Deer Hunting Tips: Deer Basics
Deer hunting is by no means easy. But for one to be able to increase the odds for success, one needs to understand the basics of deer habits. The hunter needs to take advantage of these basic factors in order to bring home the meat.
During the early parts of the deer hunting season, deer will be eating mostly on field crops. They will spend time throughout the day browsing on corn, beans, or other crops. This is simply because these are the most available food sources. As the season progresses, deer add acorns, persimmons, and other such temporary food sources to their diets.
The hunter needs to scout his hunting area to locate all available food sources at any given time of the season. Stands or blinds need to be set up near these areas. As the food changes, so do the set up locations.
Deer will require watering sources frequently during the early hunting season. They will need to hydrate several times during each day. Depending on the area, there may be many watering holes or only a select few. Deer will use lakes, ponds, swamps, creeks, and any other location that holds water.

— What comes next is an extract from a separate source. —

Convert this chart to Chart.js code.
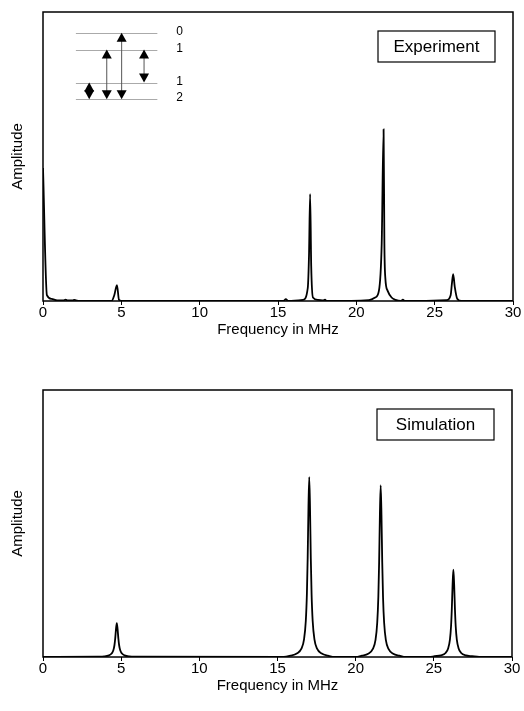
<!DOCTYPE html>
<html>
<head>
<meta charset="utf-8">
<script src="https://cdn.jsdelivr.net/npm/chart.js@4.4.0/dist/chart.umd.min.js"></script>
<style>
  body { margin: 0; background: #fff; }
  canvas { display: block; }
</style>
</head>
<body>
<canvas id="expChart" width="524" height="355"></canvas>
<canvas id="simChart" width="524" height="356"></canvas>
<script>
// experiment spectrum (MHz, arbitrary amplitude)
const expFreq = [0, 0.25, 0.55, 0.9, 1.3, 1.45, 1.55, 1.9, 2.0, 2.1, 2.4, 4.38, 4.55, 4.72, 4.85, 5.0,
  15.35, 15.5, 15.65, 16.6, 16.9, 16.98, 17.05, 17.12, 17.23, 17.55, 17.9, 18.0, 18.1,
  20.8, 21.2, 21.44, 21.62, 21.74, 21.79, 21.85, 22.0, 22.25, 22.5, 22.85, 22.97, 23.1,
  25.76, 26.02, 26.1, 26.18, 26.28, 26.44, 26.72, 30];
const expAmp = [0.46, 0.02, 0.007, 0.002, 0.002, 0.005, 0.002, 0.002, 0.004, 0.002, 0, 0, 0.02, 0.055, 0.004, 0,
  0, 0.006, 0, 0.004, 0.045, 0.16, 0.37, 0.12, 0.012, 0.004, 0.002, 0.005, 0,
  0.003, 0.012, 0.035, 0.2, 0.594, 0.2, 0.08, 0.035, 0.012, 0.004, 0, 0.005, 0,
  0.003, 0.02, 0.06, 0.093, 0.05, 0.008, 0, 0];

// simulated spectrum
const simFreq = [0, 3.52, 3.92, 4.22, 4.39, 4.5, 4.57, 4.62, 4.67, 4.72, 4.77, 4.82, 4.87, 4.94, 5.05, 5.22, 5.52, 5.92,
  15.4, 15.83, 16.23, 16.53, 16.7, 16.81, 16.88, 16.93, 16.98, 17.03, 17.08, 17.13, 17.18, 17.25, 17.36, 17.53, 17.83, 18.23, 18.7,
  20.0, 20.4, 20.8, 21.1, 21.27, 21.38, 21.45, 21.5, 21.55, 21.6, 21.65, 21.7, 21.75, 21.82, 21.93, 22.1, 22.4, 22.8, 23.2,
  24.7, 25.05, 25.45, 25.75, 25.92, 26.03, 26.1, 26.15, 26.2, 26.25, 26.3, 26.35, 26.4, 26.47, 26.58, 26.75, 27.05, 27.45, 27.9, 30];
const simAmp = [0, 0.001, 0.002, 0.006, 0.013, 0.025, 0.044, 0.07, 0.105, 0.127, 0.105, 0.07, 0.044, 0.025, 0.013, 0.006, 0.002, 0.001,
  0, 0.005, 0.013, 0.031, 0.067, 0.135, 0.236, 0.371, 0.559, 0.674, 0.559, 0.371, 0.236, 0.135, 0.067, 0.031, 0.013, 0.005, 0,
  0, 0.005, 0.012, 0.03, 0.064, 0.129, 0.225, 0.354, 0.534, 0.643, 0.534, 0.354, 0.225, 0.129, 0.064, 0.03, 0.012, 0.005, 0,
  0, 0.003, 0.006, 0.015, 0.033, 0.065, 0.114, 0.18, 0.271, 0.327, 0.271, 0.18, 0.114, 0.065, 0.033, 0.015, 0.006, 0.003, 0, 0];

const xTicks = [0, 5, 10, 15, 20, 25, 30];

// inset level scheme (in plot units: MHz / amplitude)
const levelY = [0.928, 0.87, 0.756, 0.698];
const levelNames = ["0", "1", "1", "2"];
const levelXFrom = 2.1;
const levelXTo = 7.3;
const levelLabelX = 8.5;
const arrows = [
  { x: 2.95, top: 0.756, bottom: 0.698 },
  { x: 4.07, top: 0.87, bottom: 0.698 },
  { x: 5.02, top: 0.928, bottom: 0.698 },
  { x: 6.45, top: 0.87, bottom: 0.756 },
];

const FONT = "'Liberation Sans', Arial, sans-serif";

const toPoints = function (xs, ys) {
  return xs.map((x, i) => ({ x: x, y: ys[i] }));
};

const framePlugin = {
  id: "frame",
  afterDraw(chart, args, opts) {
    const ctx = chart.ctx;
    const a = chart.chartArea;
    ctx.save();
    ctx.strokeStyle = "#000";
    ctx.lineWidth = 1.5;
    ctx.strokeRect(a.left, a.top, a.right - a.left, a.bottom - a.top);
    // label box
    const w = 117, h = 31;
    const bx = a.right - 18 - w;
    const by = a.top + 19;
    ctx.fillStyle = "#fff";
    ctx.fillRect(bx, by, w, h);
    ctx.lineWidth = 1.2;
    ctx.strokeRect(bx, by, w, h);
    ctx.fillStyle = "#000";
    ctx.font = "17px " + FONT;
    ctx.textAlign = "center";
    ctx.textBaseline = "middle";
    ctx.fillText(opts.label, bx + w / 2, by + h / 2 + 1);
    ctx.restore();
  },
};

const tri = function (ctx, x, y, dir) {
  // dir -1 = pointing up, tip at y
  ctx.beginPath();
  ctx.moveTo(x, y);
  ctx.lineTo(x - 5, y - dir * 9);
  ctx.lineTo(x + 5, y - dir * 9);
  ctx.closePath();
  ctx.fill();
};

const insetPlugin = {
  id: "inset",
  afterDraw(chart) {
    const ctx = chart.ctx;
    const xs = chart.scales.x;
    const ys = chart.scales.y;
    ctx.save();
    ctx.strokeStyle = "#aaa";
    ctx.lineWidth = 1;
    ctx.font = "12px " + FONT;
    ctx.fillStyle = "#000";
    ctx.textAlign = "left";
    ctx.textBaseline = "middle";
    levelY.forEach((v, i) => {
      const py = Math.round(ys.getPixelForValue(v)) + 0.5;
      ctx.beginPath();
      ctx.moveTo(xs.getPixelForValue(levelXFrom), py);
      ctx.lineTo(xs.getPixelForValue(levelXTo), py);
      ctx.stroke();
      ctx.fillText(levelNames[i], xs.getPixelForValue(levelLabelX), py - 2);
    });
    ctx.strokeStyle = "#555";
    arrows.forEach((ar) => {
      const px = xs.getPixelForValue(ar.x);
      const pt = ys.getPixelForValue(ar.top);
      const pb = ys.getPixelForValue(ar.bottom);
      ctx.beginPath();
      ctx.moveTo(px, pt + 4);
      ctx.lineTo(px, pb - 4);
      ctx.stroke();
      tri(ctx, px, pt, -1);
      tri(ctx, px, pb, 1);
    });
    ctx.restore();
  },
};

const makeChart = function (id, freq, amp, label, pad, plugins) {
  return new Chart(document.getElementById(id), {
    type: "line",
    data: {
      datasets: [{
        data: toPoints(freq, amp),
        borderColor: "#000",
        borderWidth: 1.8,
        pointRadius: 0,
        cubicInterpolationMode: "monotone",
        fill: false,
      }],
    },
    options: {
      responsive: false,
      animation: false,
      layout: { padding: pad },
      plugins: {
        legend: { display: false },
        tooltip: { enabled: false },
        frame: { label: label },
      },
      scales: {
        x: {
          type: "linear",
          min: 0,
          max: 30,
          afterBuildTicks: (s) => { s.ticks = xTicks.map((v) => ({ value: v })); },
          grid: { display: true, drawOnChartArea: false, drawTicks: true, tickLength: 4, color: "#000" },
          border: { display: false },
          ticks: { color: "#000", font: { family: FONT, size: 15 }, padding: -1, maxRotation: 0 },
          title: { display: true, text: "Frequency in MHz", color: "#000", font: { family: FONT, size: 15 }, padding: { top: 0, bottom: 5 } },
        },
        y: {
          min: 0,
          max: 1,
          grid: { display: false },
          border: { display: false },
          ticks: { display: false },
          title: { display: true, text: "Amplitude", color: "#000", font: { family: FONT, size: 15 }, padding: { top: 4, bottom: 8 } },
        },
      },
    },
    plugins: plugins,
  });
};

makeChart("expChart", expFreq, expAmp, "Experiment", { top: 12, right: 11, left: 5, bottom: 11 }, [framePlugin, insetPlugin]);
makeChart("simChart", simFreq, simAmp, "Simulation", { top: 35, right: 12, left: 5, bottom: 11 }, [framePlugin]);
</script>
</body>
</html>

Deer hunting near a watering hole, especially during warm weather, may offer the hunter an additional chance at that buck. An ideal set up location would be near a heavily used creel crossing or near a small pond.

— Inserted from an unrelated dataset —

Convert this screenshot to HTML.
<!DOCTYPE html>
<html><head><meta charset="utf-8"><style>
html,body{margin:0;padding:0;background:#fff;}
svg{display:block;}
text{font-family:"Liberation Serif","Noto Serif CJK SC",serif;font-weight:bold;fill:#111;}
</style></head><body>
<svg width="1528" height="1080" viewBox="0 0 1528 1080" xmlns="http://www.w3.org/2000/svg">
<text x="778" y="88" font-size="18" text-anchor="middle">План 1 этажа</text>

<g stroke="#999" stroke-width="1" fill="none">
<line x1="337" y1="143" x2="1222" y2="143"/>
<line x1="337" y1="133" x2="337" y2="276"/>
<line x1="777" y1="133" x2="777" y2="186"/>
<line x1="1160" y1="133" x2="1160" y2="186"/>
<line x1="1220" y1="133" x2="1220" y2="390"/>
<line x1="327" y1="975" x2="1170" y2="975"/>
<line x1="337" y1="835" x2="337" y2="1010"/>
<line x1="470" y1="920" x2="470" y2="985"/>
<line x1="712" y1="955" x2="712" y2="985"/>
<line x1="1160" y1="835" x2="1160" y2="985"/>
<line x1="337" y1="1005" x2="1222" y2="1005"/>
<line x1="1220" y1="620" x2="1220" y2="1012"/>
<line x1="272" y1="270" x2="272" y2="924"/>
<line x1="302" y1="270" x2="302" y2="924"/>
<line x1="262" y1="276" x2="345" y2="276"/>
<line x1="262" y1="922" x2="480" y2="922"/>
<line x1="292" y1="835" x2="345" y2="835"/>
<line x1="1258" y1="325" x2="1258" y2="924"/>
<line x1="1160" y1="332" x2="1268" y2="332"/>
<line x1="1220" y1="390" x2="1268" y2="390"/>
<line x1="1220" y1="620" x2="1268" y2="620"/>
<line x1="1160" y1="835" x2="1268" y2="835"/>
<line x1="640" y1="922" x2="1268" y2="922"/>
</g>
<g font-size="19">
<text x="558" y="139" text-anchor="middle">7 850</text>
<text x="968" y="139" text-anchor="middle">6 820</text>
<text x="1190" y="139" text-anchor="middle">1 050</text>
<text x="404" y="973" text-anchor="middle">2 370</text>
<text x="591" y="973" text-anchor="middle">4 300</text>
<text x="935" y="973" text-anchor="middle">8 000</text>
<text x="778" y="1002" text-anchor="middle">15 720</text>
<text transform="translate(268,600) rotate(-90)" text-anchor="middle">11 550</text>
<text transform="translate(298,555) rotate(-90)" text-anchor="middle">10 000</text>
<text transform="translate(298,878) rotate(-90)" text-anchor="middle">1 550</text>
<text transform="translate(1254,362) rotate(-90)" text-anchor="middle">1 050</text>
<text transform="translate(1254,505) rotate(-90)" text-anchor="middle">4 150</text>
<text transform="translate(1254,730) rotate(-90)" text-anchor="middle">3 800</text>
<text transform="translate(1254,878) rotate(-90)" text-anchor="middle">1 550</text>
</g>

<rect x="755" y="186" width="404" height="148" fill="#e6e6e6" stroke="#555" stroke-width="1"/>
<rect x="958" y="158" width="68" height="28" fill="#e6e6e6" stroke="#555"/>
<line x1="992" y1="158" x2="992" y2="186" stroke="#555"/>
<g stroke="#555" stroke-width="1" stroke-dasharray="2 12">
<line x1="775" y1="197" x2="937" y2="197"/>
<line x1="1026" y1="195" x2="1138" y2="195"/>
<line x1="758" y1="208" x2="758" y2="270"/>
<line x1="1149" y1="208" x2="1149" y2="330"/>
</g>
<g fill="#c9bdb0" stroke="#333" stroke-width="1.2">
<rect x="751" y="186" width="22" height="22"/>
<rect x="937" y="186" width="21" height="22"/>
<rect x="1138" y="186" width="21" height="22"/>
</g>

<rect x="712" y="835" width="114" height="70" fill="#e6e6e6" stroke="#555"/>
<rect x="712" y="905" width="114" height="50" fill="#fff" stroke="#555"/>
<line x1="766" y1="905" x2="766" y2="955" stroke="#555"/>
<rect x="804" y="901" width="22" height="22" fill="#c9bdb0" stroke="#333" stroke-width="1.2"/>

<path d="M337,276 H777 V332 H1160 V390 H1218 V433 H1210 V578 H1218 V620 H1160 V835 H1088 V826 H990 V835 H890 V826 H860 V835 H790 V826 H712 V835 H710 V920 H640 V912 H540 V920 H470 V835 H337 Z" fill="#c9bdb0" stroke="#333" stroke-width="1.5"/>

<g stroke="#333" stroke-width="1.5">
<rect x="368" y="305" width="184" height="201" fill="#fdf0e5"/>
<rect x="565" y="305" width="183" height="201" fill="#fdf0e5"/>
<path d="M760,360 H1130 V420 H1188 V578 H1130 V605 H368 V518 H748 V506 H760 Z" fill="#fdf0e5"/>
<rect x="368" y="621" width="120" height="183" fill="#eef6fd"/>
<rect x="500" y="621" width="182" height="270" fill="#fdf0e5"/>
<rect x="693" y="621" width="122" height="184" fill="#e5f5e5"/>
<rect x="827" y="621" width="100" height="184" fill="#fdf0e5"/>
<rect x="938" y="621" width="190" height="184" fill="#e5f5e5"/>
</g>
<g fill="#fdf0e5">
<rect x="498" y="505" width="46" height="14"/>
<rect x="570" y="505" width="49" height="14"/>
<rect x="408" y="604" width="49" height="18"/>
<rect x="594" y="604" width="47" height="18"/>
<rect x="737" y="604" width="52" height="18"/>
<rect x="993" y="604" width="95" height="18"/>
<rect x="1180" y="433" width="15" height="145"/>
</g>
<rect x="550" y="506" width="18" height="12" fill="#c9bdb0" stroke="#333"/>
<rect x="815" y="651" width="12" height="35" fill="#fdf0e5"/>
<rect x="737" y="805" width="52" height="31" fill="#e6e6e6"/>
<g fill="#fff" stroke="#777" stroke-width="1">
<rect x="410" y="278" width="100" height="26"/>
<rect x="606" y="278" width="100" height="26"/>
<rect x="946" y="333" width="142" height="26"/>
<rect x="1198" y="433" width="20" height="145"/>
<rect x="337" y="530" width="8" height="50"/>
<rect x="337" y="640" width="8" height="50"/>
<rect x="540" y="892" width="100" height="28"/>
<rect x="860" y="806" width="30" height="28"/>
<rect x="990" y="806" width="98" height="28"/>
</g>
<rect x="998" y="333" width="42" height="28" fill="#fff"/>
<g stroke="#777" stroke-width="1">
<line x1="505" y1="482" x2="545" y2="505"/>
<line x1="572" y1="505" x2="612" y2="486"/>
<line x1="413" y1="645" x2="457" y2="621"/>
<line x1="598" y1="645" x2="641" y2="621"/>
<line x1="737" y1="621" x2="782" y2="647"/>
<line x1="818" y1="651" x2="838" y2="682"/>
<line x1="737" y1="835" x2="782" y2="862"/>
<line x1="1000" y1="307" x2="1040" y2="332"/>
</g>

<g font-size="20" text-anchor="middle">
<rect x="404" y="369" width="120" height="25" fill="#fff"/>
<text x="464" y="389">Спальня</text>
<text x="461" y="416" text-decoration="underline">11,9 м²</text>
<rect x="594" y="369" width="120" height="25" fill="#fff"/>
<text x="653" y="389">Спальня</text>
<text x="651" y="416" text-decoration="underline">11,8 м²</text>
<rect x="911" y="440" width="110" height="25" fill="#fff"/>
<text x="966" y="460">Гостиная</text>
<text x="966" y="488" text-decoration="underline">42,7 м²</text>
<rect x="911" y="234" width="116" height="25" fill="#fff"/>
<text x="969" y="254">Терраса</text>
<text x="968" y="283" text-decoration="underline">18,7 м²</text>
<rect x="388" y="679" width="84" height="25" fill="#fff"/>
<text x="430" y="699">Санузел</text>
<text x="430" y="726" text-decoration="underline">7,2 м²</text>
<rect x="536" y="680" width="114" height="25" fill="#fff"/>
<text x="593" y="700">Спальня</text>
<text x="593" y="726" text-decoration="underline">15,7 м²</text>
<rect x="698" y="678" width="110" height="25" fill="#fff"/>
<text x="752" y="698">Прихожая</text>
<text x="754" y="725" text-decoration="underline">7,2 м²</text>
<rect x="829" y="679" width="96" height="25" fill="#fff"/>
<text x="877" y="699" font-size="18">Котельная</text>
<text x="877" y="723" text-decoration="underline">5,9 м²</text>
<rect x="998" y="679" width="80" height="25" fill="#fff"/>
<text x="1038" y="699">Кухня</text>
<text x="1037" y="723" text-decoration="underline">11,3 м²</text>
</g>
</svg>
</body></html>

The deer bedding areas will often be found in the thickest terrain found on the property. However, they will bed down in tall grass, corn fields, small patches of woods, or the top edges of hills. Deer will have several bedding areas on any given piece of land. Again, proper scouting of the area to be hunted is a must.
Set up stand locations around bedding areas. Don’t get too close as to spook the deer. Depending upon the type of area, try to stay back at least fifty to seventy five yards if possible.
The travel zones are areas used by deer to move from a bedding area to a food source area, and then back again. These travel zones will change depending upon what type of food the deer are currently dieting on. A small patch of woods that leads from a bedding area to a crop field would be an obvious travel zone. But deer will take advantage of ditch banks, creek banks, and even a man made cut through.
Hunters need to place stands throughout these travel zones. Hunting the travel areas is one of the most effective ways of taking deer consistently.
Always remember to keep track of wind direction. If the wind is wrong for any given stand location, don’t hunt it. Move to another area that offers a better set up. This will reduce the chances of being detected by deer. Always have several stand options available. Set up downwind of suspected deer movement.
Follow these deer hunting tips for a better chance of success. As always good luck and be safe.